Michigan State had won eight games in a row going into last weekend. But before the No. 9 Spartans could ask directions to the nearest fire escape, the Boilermakers were up 19-4. It ended 71-42, the worst Michigan State loss ever as a top-10 team. “I laugh every day with my staff, how everybody wants to be the head coach,” Izzo said. “It ain’t as much fun as you think it is. Hell, I don’t want to be the head coach today.”
 
Virginia was 7-0, ranked No. 5 and allowing 40.8 points a game when the Cavaliers landed in Indiana in December.  Purdue had 32 points before halftime and plastered Virginia 69-40 — the fourth lowest scoring output for Virginia in the shot clock era."It kind of takes your breath away," Cavaliers coach Tony Bennett said of the onslaught.
 
That made two top-10 visitors to Mackey Arena this season, who left town with two 29-point thrashings.
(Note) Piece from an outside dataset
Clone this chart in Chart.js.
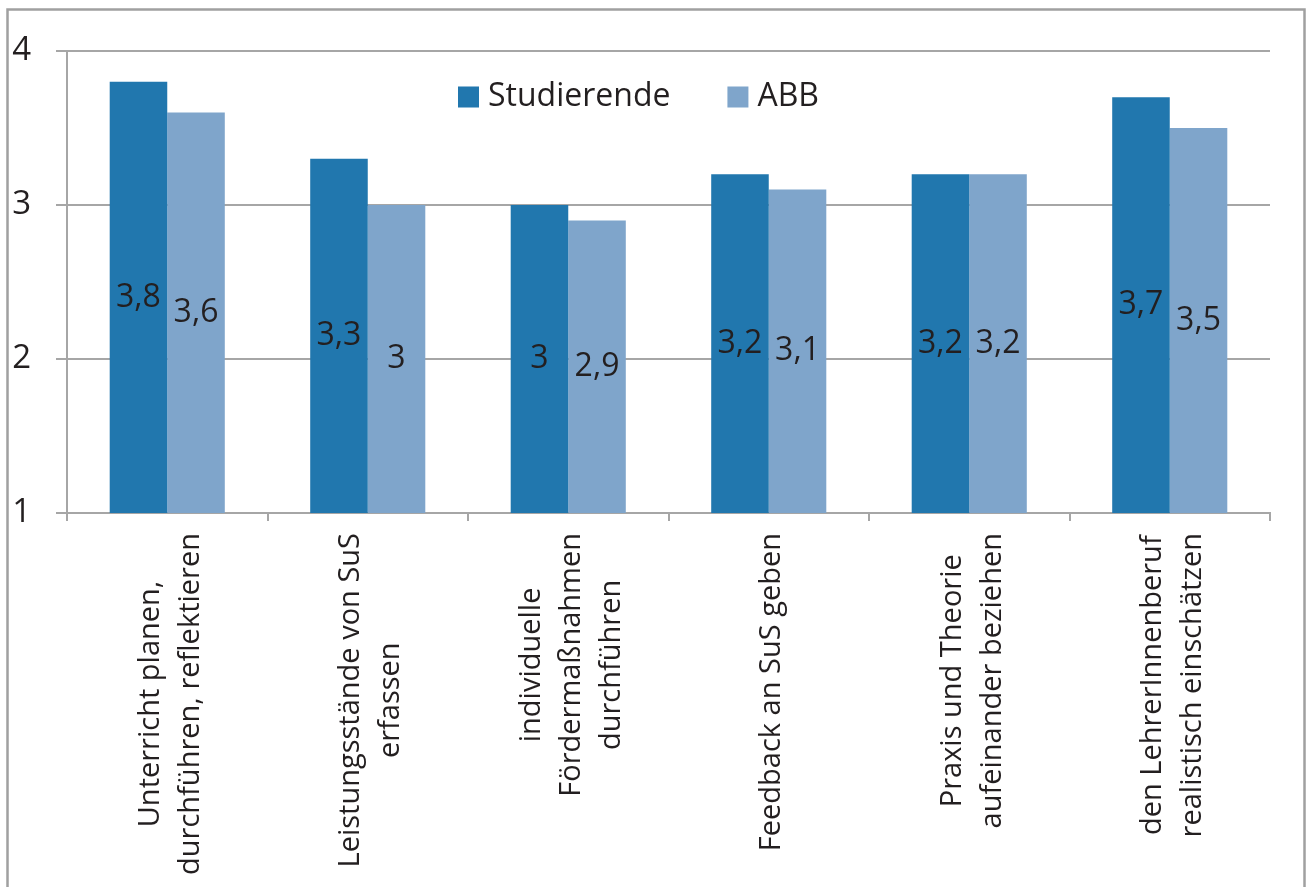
<!DOCTYPE html>
<html lang="de">
<head>
<meta charset="utf-8">
<title>Studierende / ABB</title>
<script src="https://cdn.jsdelivr.net/npm/chart.js@4.4.0/dist/chart.umd.min.js"></script>
<style>
  html, body { margin: 0; padding: 0; background: #fff; overflow: hidden; }
  #wrap { width: 1306px; height: 887px; position: relative; }
</style>
</head>
<body>
<div id="wrap"><canvas id="grafik"></canvas></div>
<script>
const kategorien = [
    ["Unterricht planen,", "durchführen, reflektieren"],
    ["Leistungsstände von SuS", "erfassen"],
    ["individuelle", "Fördermaßnahmen", "durchführen"],
    ["Feedback an SuS geben"],
    ["Praxis und Theorie", "aufeinander beziehen"],
    ["den LehrerInnenberuf", "realistisch einschätzen"]
];
const studierende = [3.8, 3.3, 3.0, 3.2, 3.2, 3.7];
const abb = [3.6, 3.0, 2.9, 3.1, 3.2, 3.5];
const yTicks = [1, 2, 3, 4];

const textFarbe = "#231f20";
const linienFarbe = "#a6a6a6";
const schrift = '"Open Sans", "DejaVu Sans", sans-serif';

function formatWert(v) {
    return String(v).replace(".", ",");
}

// grauer Rahmen um das ganze Diagramm
const rahmenPlugin = {
    id: "rahmen",
    beforeDraw(chart) {
        const ctx = chart.ctx;
        ctx.save();
        ctx.strokeStyle = "#a0a0a0";
        ctx.lineWidth = 2.5;
        ctx.strokeRect(7.5, 9.5, chart.width - 9, chart.height + 20);
        ctx.restore();
    }
};

// Werte mitten in den sichtbaren Teil der Balken
const wertePlugin = {
    id: "werte",
    afterDatasetsDraw(chart) {
        const ctx = chart.ctx;
        const unten = chart.chartArea.bottom;
        ctx.save();
        ctx.font = "32px " + schrift;
        ctx.fillStyle = textFarbe;
        ctx.textAlign = "center";
        ctx.textBaseline = "middle";
        chart.data.datasets.forEach((ds, di) => {
            const meta = chart.getDatasetMeta(di);
            meta.data.forEach((bar, i) => {
                const p = bar.getProps(["x", "y", "base"], true);
                const basis = Math.min(p.base, unten);
                ctx.fillText(formatWert(ds.data[i]), p.x, (p.y + basis) / 2);
            });
        });
        ctx.restore();
    }
};

// Legende innerhalb der Zeichenfläche
const legendePlugin = {
    id: "legende",
    afterDatasetsDraw(chart) {
        const ctx = chart.ctx;
        ctx.save();
        ctx.font = "32px " + schrift;
        ctx.textBaseline = "middle";
        ctx.textAlign = "left";
        let x = 458;
        const y = 97;
        chart.data.datasets.forEach((ds) => {
            ctx.fillStyle = ds.backgroundColor;
            ctx.fillRect(x, y - 10.5, 21, 21);
            ctx.fillStyle = textFarbe;
            ctx.fillText(ds.label, x + 30, y);
            x += 30 + ctx.measureText(ds.label).width + 57;
        });
        ctx.restore();
    }
};

// senkrechte, zentrierte Achsenbeschriftung
const xLabelPlugin = {
    id: "xLabels",
    afterDraw(chart) {
        const ctx = chart.ctx;
        const xs = chart.scales.x;
        ctx.save();
        ctx.font = "29px " + schrift;
        ctx.fillStyle = textFarbe;
        ctx.textAlign = "center";
        ctx.textBaseline = "middle";
        kategorien.forEach((zeilen, i) => {
            const px = xs.getPixelForValue(i);
            const breite = Math.max(...zeilen.map(z => ctx.measureText(z).width));
            const py = xs.top + 20 + breite / 2;
            ctx.save();
            ctx.translate(px + 3, py);
            ctx.rotate(-Math.PI / 2);
            zeilen.forEach((z, j) => {
                ctx.fillText(z, 0, (j - (zeilen.length - 1) / 2) * 40);
            });
            ctx.restore();
        });
        ctx.restore();
    }
};

const ctx = document.getElementById("grafik").getContext("2d");

const grafik = new Chart(ctx, {
    type: "bar",
    data: {
        labels: kategorien,
        datasets: [
            {
                label: "Studierende",
                data: studierende,
                backgroundColor: "#2177ae",
                borderWidth: 0
            },
            {
                label: "ABB",
                data: abb,
                backgroundColor: "#7fa5cb",
                borderWidth: 0
            }
        ]
    },
    options: {
        responsive: true,
        maintainAspectRatio: false,
        animation: false,
        categoryPercentage: 0.574,
        barPercentage: 1,
        layout: {
            padding: { top: 51, right: 36, bottom: 14, left: 0 }
        },
        plugins: {
            legend: { display: false },
            tooltip: { enabled: false }
        },
        scales: {
            x: {
                afterFit(scale) { scale.height = 360; },
                grid: {
                    offset: true,
                    drawOnChartArea: false,
                    drawTicks: true,
                    tickLength: 8,
                    color: linienFarbe,
                    lineWidth: 2
                },
                border: { display: true, color: linienFarbe, width: 2 },
                ticks: { display: false }
            },
            y: {
                min: 1,
                max: 4,
                afterFit(scale) { scale.width = 67; },
                afterBuildTicks(scale) {
                    scale.ticks = yTicks.map(v => ({ value: v }));
                },
                grid: {
                    color: linienFarbe,
                    lineWidth: 2,
                    tickLength: 11
                },
                border: { display: true, color: linienFarbe, width: 2 },
                ticks: {
                    stepSize: 1,
                    padding: 25,
                    color: textFarbe,
                    font: { family: schrift, size: 33 }
                }
            }
        }
    },
    plugins: [rahmenPlugin, wertePlugin, legendePlugin, xLabelPlugin]
});
</script>
</body>
</html>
Thanks for coming.
 
How do the Boilermakers love their house of horrors? Let us count the ways.
 
Purdue is 5-1 its last six home games against opponents ranked in the top-10, winning those five by an average of 14.6 points.
 
The Boilermakers haven’t lost by double figures in Mackey Arena since 2014, going back 96 games.
 
Purdue is 8-1 at home this season . . . and 2-6 on the road. The Boilermakers are averaging 18 more points a game at home, and giving up 11 points fewer. They’re shooting 47.2 percent at home, and 35.4 percent on the road. The gap in 3-pointers is 38.7-26.6.
 
Purdue has won 15 consecutive Big Ten games at home, 12 by double digits. The Boilermakers have played 49 home Big Ten games since 2014-15. They have lost four.
 
Purdue is 71-5 in Mackey Arena since the start of the 2015-16 season. Of those five losses, Minnesota won in overtime, Ohio State on a put-back at the buzzer, Villanova escaped by three, Texas rallied from five down in the final three minutes, and Iowa came back from 17 behind at halftime. In other words, Purdue ain’t that far from 76-0.
 
Eighteen of the past 24 Mackey Arena visitors have shot under 40 percent. Only four of the past 93 have topped 50 percent.
 
You get the idea. There’s no place like home in the Big Ten. The same Purdue team that beat a pair of top-10 teams by 29 points, lost at Nebraska — that’s 7-9 Nebraska — by 14.
 
Or consider the Illinois-Michigan State-Purdue triangle: Illinois goes to Michigan State and loses by 20. Purdue goes to Illinois and loses by 26. Michigan State goes to Purdue and loses by 29. The Boilermakers had as many points before halftime against Michigan State at home as they did the entire game on the road at Illinois. 
 
Same in other places, too. Penn State won at home by seven over Maryland, who won at home by 16 over Indiana, who won at home by 12 over Ohio State, who won at home by 32 over Penn State.
 
That's the great circle of Big Ten life, whose three most important things remind you of the real estate market. Location, location, location.